Yes. That statement seems clear enough, but when put in the context of our relationships and self-evaluation, it begins to hold new weight.
Just because you give the title lover, friend, or confidant, doesn't mean such words hold their given meaning. The title can very well exist, but the substance of such truths can be evidently lacking. It's that time again...the end of the year. How have I grown, in what ways have I not grown, am I content, etc. etc. The list goes on and on.
Assessing our lives in terms of success and the ever so elusive fame is far easier. We can sometimes measure those things through superficial experiments.
But what I'm talking about is the substance of those things that we have in our lives. What are they truly made up of? The ingredients. The reality of situation.
I've been facing the reality of all kinds of things in my life as of late. And truly, the truth does set you free. Not to say that it can't be hard to grasp or painful to endure, but the canopy of peace residing over your being is always evident.

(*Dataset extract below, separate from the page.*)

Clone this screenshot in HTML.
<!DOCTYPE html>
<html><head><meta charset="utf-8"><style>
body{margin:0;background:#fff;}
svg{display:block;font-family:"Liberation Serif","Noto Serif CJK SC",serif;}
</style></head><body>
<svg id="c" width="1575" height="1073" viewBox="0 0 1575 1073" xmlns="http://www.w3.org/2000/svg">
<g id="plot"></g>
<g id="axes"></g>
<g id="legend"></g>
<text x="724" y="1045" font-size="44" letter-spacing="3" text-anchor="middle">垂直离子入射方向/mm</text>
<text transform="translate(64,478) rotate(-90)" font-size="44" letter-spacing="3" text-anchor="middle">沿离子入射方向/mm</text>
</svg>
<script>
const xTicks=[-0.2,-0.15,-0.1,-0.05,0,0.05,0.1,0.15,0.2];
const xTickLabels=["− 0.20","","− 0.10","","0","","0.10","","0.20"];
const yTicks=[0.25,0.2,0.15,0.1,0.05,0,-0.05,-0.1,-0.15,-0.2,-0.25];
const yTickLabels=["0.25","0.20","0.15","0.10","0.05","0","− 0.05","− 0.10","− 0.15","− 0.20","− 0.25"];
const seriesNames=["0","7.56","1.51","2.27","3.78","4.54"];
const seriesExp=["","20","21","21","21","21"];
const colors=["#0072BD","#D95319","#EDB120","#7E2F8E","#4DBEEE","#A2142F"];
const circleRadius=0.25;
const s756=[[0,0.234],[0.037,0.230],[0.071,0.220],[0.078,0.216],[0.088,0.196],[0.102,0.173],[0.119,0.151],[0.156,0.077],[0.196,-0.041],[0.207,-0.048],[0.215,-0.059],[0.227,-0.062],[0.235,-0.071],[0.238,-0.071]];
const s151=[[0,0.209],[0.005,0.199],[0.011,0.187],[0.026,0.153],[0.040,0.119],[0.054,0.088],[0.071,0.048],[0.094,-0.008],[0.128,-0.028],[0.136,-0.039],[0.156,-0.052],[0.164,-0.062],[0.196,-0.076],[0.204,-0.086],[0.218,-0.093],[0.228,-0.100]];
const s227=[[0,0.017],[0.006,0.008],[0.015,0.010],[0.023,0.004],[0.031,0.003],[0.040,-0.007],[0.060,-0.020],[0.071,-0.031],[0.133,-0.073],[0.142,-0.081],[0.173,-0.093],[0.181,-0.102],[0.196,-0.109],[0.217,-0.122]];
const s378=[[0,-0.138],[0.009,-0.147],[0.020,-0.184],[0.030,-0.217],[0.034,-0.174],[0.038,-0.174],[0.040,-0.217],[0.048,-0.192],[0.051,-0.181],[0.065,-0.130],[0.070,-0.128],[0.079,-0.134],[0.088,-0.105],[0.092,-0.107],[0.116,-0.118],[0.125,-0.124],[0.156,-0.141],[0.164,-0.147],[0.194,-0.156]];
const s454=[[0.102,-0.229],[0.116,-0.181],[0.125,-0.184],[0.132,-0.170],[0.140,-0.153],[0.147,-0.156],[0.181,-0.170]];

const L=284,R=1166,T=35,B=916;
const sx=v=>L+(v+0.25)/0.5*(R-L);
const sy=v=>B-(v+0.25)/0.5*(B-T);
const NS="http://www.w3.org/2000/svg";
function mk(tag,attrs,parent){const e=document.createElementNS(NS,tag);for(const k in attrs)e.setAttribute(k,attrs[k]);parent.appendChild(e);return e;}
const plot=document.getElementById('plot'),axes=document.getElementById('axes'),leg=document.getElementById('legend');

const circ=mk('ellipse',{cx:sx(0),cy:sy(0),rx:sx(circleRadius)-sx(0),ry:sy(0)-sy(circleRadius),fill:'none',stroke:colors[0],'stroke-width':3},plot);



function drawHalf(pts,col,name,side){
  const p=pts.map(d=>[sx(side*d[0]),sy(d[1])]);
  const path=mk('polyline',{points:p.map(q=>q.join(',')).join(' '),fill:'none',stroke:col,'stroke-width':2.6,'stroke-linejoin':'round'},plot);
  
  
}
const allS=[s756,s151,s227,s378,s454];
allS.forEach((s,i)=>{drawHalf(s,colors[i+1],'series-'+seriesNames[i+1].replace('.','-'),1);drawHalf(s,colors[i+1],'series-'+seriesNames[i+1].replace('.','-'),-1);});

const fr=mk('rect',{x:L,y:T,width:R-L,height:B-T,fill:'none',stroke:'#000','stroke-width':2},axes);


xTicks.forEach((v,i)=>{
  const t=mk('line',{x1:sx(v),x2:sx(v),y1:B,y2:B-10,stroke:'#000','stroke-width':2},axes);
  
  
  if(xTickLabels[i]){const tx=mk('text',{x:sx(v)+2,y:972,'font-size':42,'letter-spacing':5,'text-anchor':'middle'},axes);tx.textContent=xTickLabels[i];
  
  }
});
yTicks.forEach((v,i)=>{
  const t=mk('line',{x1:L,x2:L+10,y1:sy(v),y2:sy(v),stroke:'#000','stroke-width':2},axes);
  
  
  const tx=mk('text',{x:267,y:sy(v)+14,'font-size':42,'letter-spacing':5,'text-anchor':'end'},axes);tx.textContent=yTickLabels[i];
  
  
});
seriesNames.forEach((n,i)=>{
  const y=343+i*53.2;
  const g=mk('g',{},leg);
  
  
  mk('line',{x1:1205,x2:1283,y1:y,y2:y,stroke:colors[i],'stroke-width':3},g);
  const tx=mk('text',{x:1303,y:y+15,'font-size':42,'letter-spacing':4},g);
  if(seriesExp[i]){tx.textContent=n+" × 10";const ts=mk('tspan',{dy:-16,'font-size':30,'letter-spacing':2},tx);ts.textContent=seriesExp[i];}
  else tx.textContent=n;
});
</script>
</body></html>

It's becoming more and more clear---who I am. And what it is I want. I was never satisfied by wanting or doing something just because someone else had or did it. It's so funny, when you see yourself from heaven's perspective, not only do you see a whole new value within yourself, but passions and desires come into focus like never before. Truth.

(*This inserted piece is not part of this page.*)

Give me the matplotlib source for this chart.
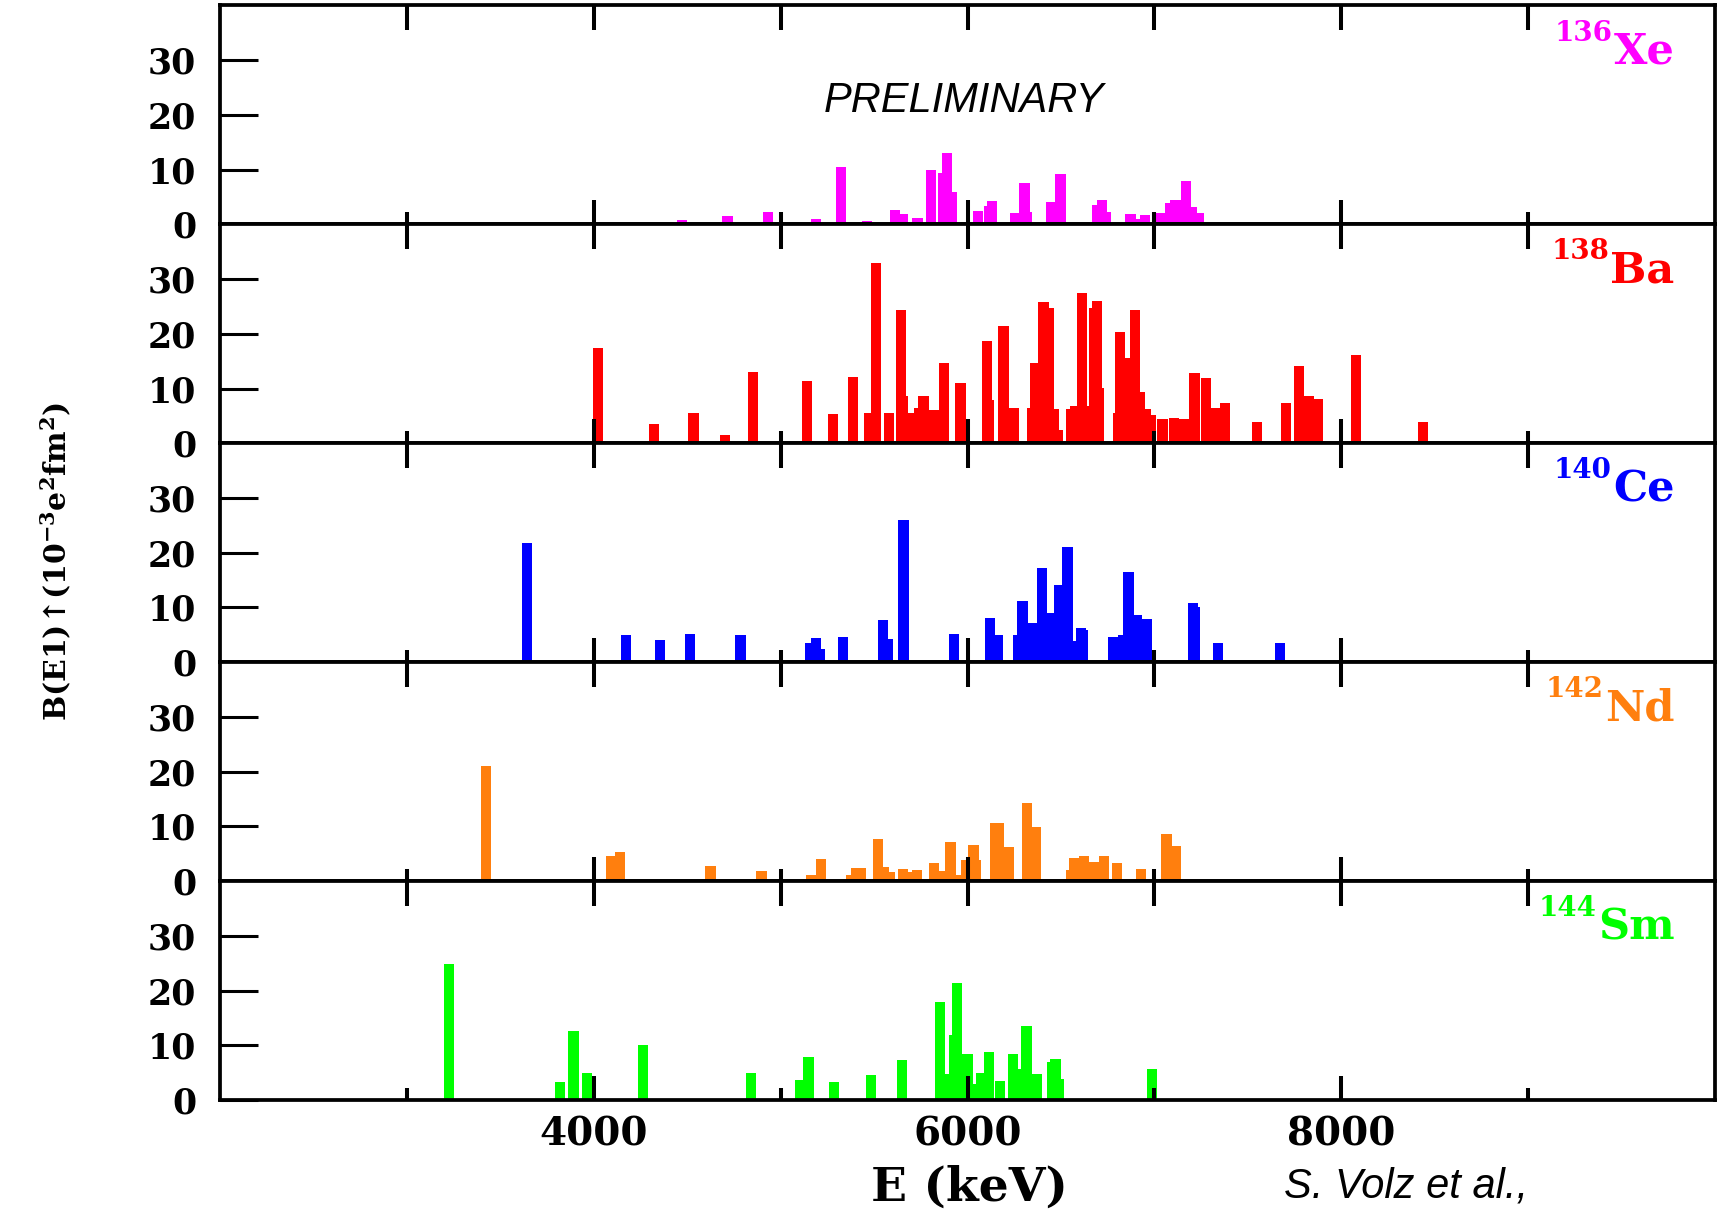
import matplotlib
matplotlib.use("Agg")
import matplotlib.pyplot as plt

# ---- data: level energies (keV) and B(E1)up strengths (10^-3 e^2 fm^2) ----
xe_energy = [4474, 4715, 4932, 5189, 5324, 5462, 5611, 5655, 5732, 5805, 5872,
             5890, 5917, 6057, 6114, 6132, 6256, 6305, 6317, 6450, 6497, 6696,
             6718, 6741, 6872, 6910, 6948, 7030, 7086, 7113, 7169, 7201, 7237]
xe_strength = [0.8, 1.5, 2.2, 0.9, 10.5, 0.55, 2.6, 1.85, 1.2, 9.85, 9.35,
               13.0, 5.9, 2.5, 3.3, 4.25, 2.1, 7.6, 2.3, 4.0, 9.2, 3.6,
               4.5, 2.3, 1.9, 1.05, 1.8, 2.1, 3.9, 4.5, 7.9, 3.2, 2.1]

ba_energy = [4023, 4322, 4534, 4703, 4852, 5143, 5282, 5388, 5476, 5510, 5580,
             5643, 5654, 5708, 5742, 5765, 5821, 5873, 5963, 6103, 6114, 6193,
             6247, 6346, 6362, 6407, 6436, 6463, 6486, 6554, 6576, 6614, 6637,
             6680, 6693, 6705, 6804, 6815, 6871, 6896, 6923, 6957, 6982, 7043,
             7106, 7160, 7214, 7277, 7333, 7376, 7548, 7704, 7775, 7827, 7875,
             8078, 8437]
ba_strength = [17.4, 3.6, 5.6, 1.6, 13.0, 11.35, 5.3, 12.1, 5.5, 32.9, 5.5,
               24.4, 8.6, 5.5, 6.5, 8.6, 6.1, 14.7, 11.1, 18.6, 7.85, 21.5,
               6.5, 6.5, 14.6, 25.8, 24.8, 6.3, 2.5, 6.2, 6.8, 27.4, 6.9,
               24.7, 26.0, 10.1, 5.6, 20.4, 15.6, 24.4, 9.4, 6.2, 5.1, 4.5,
               4.7, 4.5, 12.8, 11.9, 6.4, 7.3, 3.8, 7.35, 14.1, 8.6, 8.1,
               16.2, 3.9]

ce_energy = [3642, 4172, 4354, 4514, 4786, 5157, 5190, 5209, 5333, 5548, 5572,
             5658, 5928, 6119, 6160, 6270, 6294, 6349, 6397, 6452, 6492, 6535,
             6590, 6607, 6619, 6781, 6834, 6861, 6905, 6961, 7205, 7216, 7341,
             7673]
ce_strength = [21.7, 4.9, 4.1, 5.1, 5.05, 3.5, 4.4, 2.5, 4.55, 7.7, 4.3,
               26.0, 5.2, 8.0, 5.0, 4.9, 11.1, 7.2, 17.3, 9.0, 14.15, 21.0,
               3.8, 6.3, 5.85, 4.6, 4.9, 16.4, 8.6, 7.9, 10.8, 10.0, 3.45,
               3.55]

nd_energy = [3422, 4094, 4141, 4625, 4897, 5161, 5217, 5375, 5402, 5431, 5522,
             5551, 5587, 5654, 5695, 5730, 5821, 5877, 5909, 5965, 5991, 6032,
             6047, 6150, 6167, 6220, 6317, 6364, 6554, 6569, 6622, 6677, 6730,
             6801, 6930, 7065, 7114]
nd_strength = [21.0, 4.6, 5.4, 2.75, 1.85, 1.2, 4.1, 1.15, 2.45, 2.45, 7.7,
               2.5, 1.7, 2.2, 1.7, 1.96, 3.3, 1.8, 7.1, 1.2, 3.9, 6.6,
               3.9, 10.7, 10.55, 6.25, 14.35, 9.8, 2.1, 4.2, 4.55, 3.4, 4.65,
               3.25, 2.3, 8.6, 6.4]

sm_energy = [3226, 3818, 3892, 3965, 4263, 4841, 5105, 5149, 5285, 5484, 5648,
             5852, 5888, 5926, 5945, 6000, 6052, 6071, 6114, 6174, 6245, 6300,
             6316, 6371, 6455, 6471, 6488, 6986]
sm_strength = [24.8, 3.3, 12.55, 4.95, 10.0, 4.95, 3.7, 7.95, 3.3, 4.5, 7.4,
               17.9, 4.7, 11.9, 21.4, 8.4, 2.9, 4.95, 8.8, 3.5, 8.45, 5.75,
               13.5, 4.7, 6.9, 7.5, 3.9, 5.7]

nuclei = ["Xe", "Ba", "Ce", "Nd", "Sm"]
mass_numbers = ["136", "138", "140", "142", "144"]
colors = ["#ff00ff", "#ff0000", "#0000ff", "#ff7f0e", "#00ff00"]
energies = [xe_energy, ba_energy, ce_energy, nd_energy, sm_energy]
strengths = [xe_strength, ba_strength, ce_strength, nd_strength, sm_strength]

y_ticks = [0, 10, 20, 30]
x_label_ticks = [4000, 6000, 8000]
x_minor_ticks = [3000, 5000, 7000, 9000]
x_top_ticks = [3000, 4000, 5000, 6000, 7000, 8000, 9000]
bin_width = 55

plt.rcParams["mathtext.fontset"] = "custom"
plt.rcParams["mathtext.rm"] = "DejaVu Serif:bold"
plt.rcParams["mathtext.it"] = "DejaVu Serif:italic:bold"
plt.rcParams["mathtext.bf"] = "DejaVu Serif:bold"

serif_bold = dict(family="DejaVu Serif", weight="bold")

fig, axes = plt.subplots(5, 1, sharex=True, figsize=(17.24, 12.12), dpi=100,
                         gridspec_kw=dict(hspace=0))
fig.subplots_adjust(left=0.1276, right=0.9948, top=0.9955, bottom=0.0924)

for ax, e, s, col, sym, mass in zip(axes, energies, strengths, colors,
                                    nuclei, mass_numbers):
    ax.bar(e, s, width=bin_width, color=col, linewidth=0, align="center")
    ax.set_xlim(2000, 10000)
    ax.set_ylim(0, 40)
    for sp in ax.spines.values():
        sp.set_linewidth(2.7)
    ax.set_yticks(y_ticks)
    ax.tick_params(axis="y", direction="in", length=27, width=2.2, pad=17,
                   left=True, right=False)
    ax.set_xticks(x_label_ticks)
    ax.set_xticks(x_minor_ticks, minor=True)
    ax.tick_params(axis="x", which="major", direction="in", length=17,
                   width=2.9, top=False, bottom=True, pad=11)
    ax.tick_params(axis="x", which="minor", direction="in", length=8.6,
                   width=2.9, top=False, bottom=True)
    for lab in ax.get_yticklabels():
        lab.set_fontsize(25)
        lab.set_fontfamily("DejaVu Serif")
        lab.set_fontweight("bold")

    top = ax.secondary_xaxis("top")
    top.set_xticks(x_top_ticks)
    top.tick_params(direction="in", length=18, width=2.9, labeltop=False)
    for sp in top.spines.values():
        sp.set_visible(False)

    elem = ax.text(0.973, 0.735, sym, transform=ax.transAxes, color=col,
                   fontsize=31, ha="right", va="baseline", **serif_bold)
    ax.annotate(mass, xy=(0, 0), xycoords=elem, xytext=(-1, 23),
                textcoords="offset points", color=col, fontsize=20,
                ha="right", va="baseline", **serif_bold)

for lab in axes[-1].get_xticklabels():
    lab.set_fontsize(28)
    lab.set_fontfamily("DejaVu Serif")
    lab.set_fontweight("bold")

axes[0].text(5980, 20.5, "PRELIMINARY", fontsize=30, style="italic",
             family="Liberation Sans", ha="center", va="baseline")

fig.text(0.032, 0.537,
         "B(E1)\u2191(10$^{-3}$e$^{2}$fm$^{2}$)",
         rotation=90, ha="center", va="center", fontsize=21.5, **serif_bold)
fig.text(0.5626, 0.0095, "E (keV)", fontsize=34, ha="center",
         va="baseline", **serif_bold)
fig.text(0.7448, 0.0116, "S. Volz et al.,", fontsize=30, style="italic",
         family="Liberation Sans", ha="left", va="baseline")

fig.savefig("out.png", dpi=100)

Pretending is for those that have not yet let go. It is for those that have refused to forgive and love. It is for those that have a secret life of anger and bitterness. Pretending is for those that do not want to settle into the possibility of glory and true goodness in all situations. Oh, to be content in all ways and in all circumstances. Love.
But one can't fake contentment. And if you try, your conversations and your own eyes will always give it away.
Pretending has a lot to do with exterior posture, but "being", well being is just that. I'm now learning the difference between "doing" something kind, and "being" kind. "Doing" something loving versus "Being" loving. It's quite a transformation. But when it happens it strikes the very deepest chords of our spirit. Freedom.
I've learned, that although, throughout my life, I've thought myself to be brave, strong, and independent, I was merely pretending to be those things. I could do such things without you fully knowing my fakery, but my heart knew. And this year revealed the hidden fears and lies that kept me pretending.
And now, I'm taking my own baby steps in the direction of real truth, love, and freedom. Those are the ingredients of lasting substance. Of which will reflect in my own life, my own conversations, my own eyes.
You will own, what you walk through.
Meaning, the refining process. If you choose to go forward in it, you will be like refined gold on the other side. It will be a part of your DNA. It can't be cloned by someone else--a pretender trying to find the easy way out of a long and arduous journey. But instead, your DNA will be unique and affirming to you. It will bring out the best in you like you've never seen before. And change the atmosphere around you like a new dawn.